• **Set task**: Give back exactly the lines running from the line that holds "Reproduce this chart with matplotlib." through the line that holds "from matplotlib.ticker import NullLocator", ends included, and no other lines.

• **Material for this task**:

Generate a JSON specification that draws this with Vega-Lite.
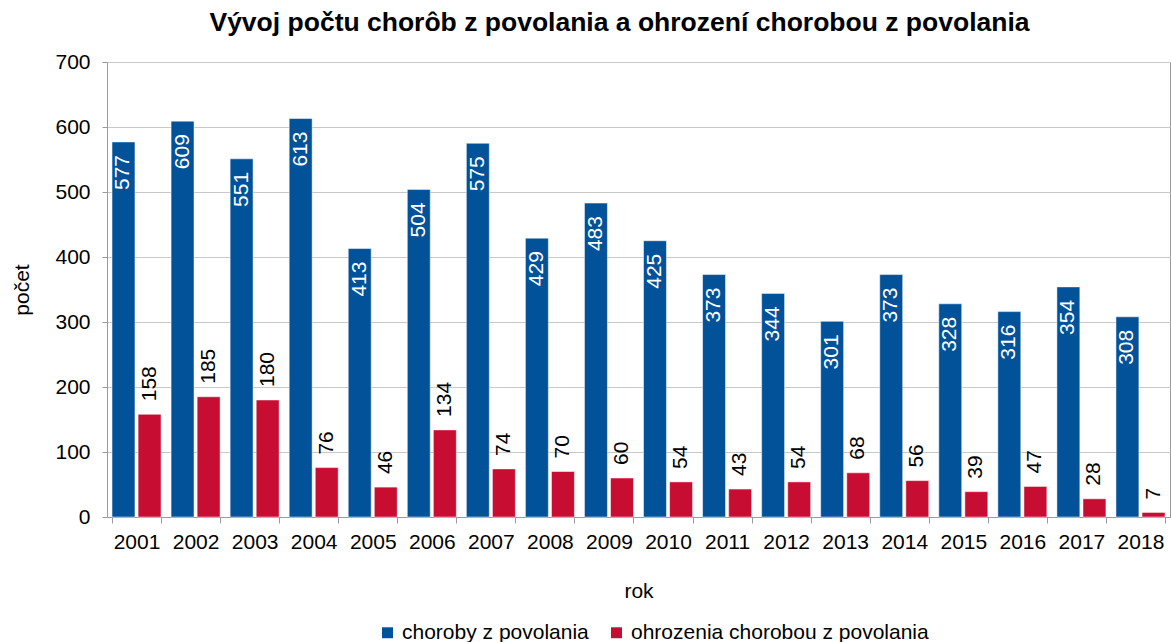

* * *

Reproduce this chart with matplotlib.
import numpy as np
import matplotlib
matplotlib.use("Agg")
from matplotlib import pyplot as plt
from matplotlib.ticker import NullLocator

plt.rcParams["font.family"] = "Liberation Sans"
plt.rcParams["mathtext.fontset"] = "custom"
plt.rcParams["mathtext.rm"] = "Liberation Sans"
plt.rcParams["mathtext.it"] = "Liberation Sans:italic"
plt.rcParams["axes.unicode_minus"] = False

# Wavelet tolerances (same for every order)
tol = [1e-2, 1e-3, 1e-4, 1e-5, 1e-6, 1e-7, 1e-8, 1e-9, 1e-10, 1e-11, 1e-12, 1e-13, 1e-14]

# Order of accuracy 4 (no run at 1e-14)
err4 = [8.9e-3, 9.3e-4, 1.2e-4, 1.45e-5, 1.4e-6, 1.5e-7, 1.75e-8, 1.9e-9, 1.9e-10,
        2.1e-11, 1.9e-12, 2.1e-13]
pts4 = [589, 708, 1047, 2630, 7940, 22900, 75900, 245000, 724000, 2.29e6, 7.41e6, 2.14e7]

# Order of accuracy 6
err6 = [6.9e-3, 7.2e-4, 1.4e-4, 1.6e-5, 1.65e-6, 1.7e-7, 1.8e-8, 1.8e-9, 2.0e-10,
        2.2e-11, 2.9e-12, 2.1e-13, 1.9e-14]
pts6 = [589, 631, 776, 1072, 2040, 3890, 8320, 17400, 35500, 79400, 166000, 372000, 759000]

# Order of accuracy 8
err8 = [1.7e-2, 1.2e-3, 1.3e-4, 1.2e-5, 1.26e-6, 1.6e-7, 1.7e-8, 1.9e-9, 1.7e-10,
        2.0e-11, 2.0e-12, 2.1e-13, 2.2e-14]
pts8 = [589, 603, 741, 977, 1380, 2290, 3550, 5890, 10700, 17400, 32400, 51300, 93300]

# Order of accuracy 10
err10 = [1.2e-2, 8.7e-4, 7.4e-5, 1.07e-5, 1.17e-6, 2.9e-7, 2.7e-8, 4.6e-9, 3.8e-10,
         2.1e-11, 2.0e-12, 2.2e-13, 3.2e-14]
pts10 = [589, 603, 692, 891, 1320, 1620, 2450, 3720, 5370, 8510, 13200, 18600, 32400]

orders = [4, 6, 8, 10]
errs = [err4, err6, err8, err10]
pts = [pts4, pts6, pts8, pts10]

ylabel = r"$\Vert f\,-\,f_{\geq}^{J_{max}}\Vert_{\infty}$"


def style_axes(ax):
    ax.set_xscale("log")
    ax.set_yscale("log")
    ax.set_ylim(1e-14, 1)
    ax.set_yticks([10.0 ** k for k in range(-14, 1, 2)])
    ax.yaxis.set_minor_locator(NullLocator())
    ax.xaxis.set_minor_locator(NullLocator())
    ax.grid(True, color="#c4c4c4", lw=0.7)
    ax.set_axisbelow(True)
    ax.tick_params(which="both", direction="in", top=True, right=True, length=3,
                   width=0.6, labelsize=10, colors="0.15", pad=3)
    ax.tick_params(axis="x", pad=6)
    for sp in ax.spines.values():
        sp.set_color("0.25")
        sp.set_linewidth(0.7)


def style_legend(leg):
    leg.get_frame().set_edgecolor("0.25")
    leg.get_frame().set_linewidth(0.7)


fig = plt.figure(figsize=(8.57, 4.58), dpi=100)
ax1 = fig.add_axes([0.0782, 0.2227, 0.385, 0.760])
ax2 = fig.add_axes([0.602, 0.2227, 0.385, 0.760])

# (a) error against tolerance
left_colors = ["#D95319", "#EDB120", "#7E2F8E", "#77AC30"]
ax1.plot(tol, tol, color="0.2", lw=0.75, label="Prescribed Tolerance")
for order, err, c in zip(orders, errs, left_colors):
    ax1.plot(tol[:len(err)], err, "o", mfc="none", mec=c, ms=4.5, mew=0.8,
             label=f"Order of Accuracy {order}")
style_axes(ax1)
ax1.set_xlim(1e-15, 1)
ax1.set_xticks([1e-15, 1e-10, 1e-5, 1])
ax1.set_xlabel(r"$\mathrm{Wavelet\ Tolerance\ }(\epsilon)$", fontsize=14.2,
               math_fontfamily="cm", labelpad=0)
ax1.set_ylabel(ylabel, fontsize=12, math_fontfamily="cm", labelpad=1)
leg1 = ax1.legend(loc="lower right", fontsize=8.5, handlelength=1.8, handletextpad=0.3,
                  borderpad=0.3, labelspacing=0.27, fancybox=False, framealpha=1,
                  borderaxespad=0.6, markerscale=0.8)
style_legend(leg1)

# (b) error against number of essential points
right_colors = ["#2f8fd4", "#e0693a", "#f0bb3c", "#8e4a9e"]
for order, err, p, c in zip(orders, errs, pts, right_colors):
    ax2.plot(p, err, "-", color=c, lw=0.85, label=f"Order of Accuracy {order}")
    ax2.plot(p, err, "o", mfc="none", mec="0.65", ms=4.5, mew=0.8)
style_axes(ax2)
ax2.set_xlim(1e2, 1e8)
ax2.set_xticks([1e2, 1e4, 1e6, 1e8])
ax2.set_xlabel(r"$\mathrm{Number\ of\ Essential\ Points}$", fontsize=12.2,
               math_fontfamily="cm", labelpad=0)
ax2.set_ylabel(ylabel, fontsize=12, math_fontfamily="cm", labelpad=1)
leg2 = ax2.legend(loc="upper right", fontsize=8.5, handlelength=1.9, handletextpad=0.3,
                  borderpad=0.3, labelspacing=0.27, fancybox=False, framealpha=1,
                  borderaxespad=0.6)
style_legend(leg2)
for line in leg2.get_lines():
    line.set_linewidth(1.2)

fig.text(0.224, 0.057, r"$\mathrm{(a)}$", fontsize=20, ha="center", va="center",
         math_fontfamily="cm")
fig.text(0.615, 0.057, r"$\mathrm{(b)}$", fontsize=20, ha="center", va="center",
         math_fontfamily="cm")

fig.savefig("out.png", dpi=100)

• **Exercise solution**:
Reproduce this chart with matplotlib.
import numpy as np
import matplotlib
matplotlib.use("Agg")
from matplotlib import pyplot as plt
from matplotlib.ticker import NullLocator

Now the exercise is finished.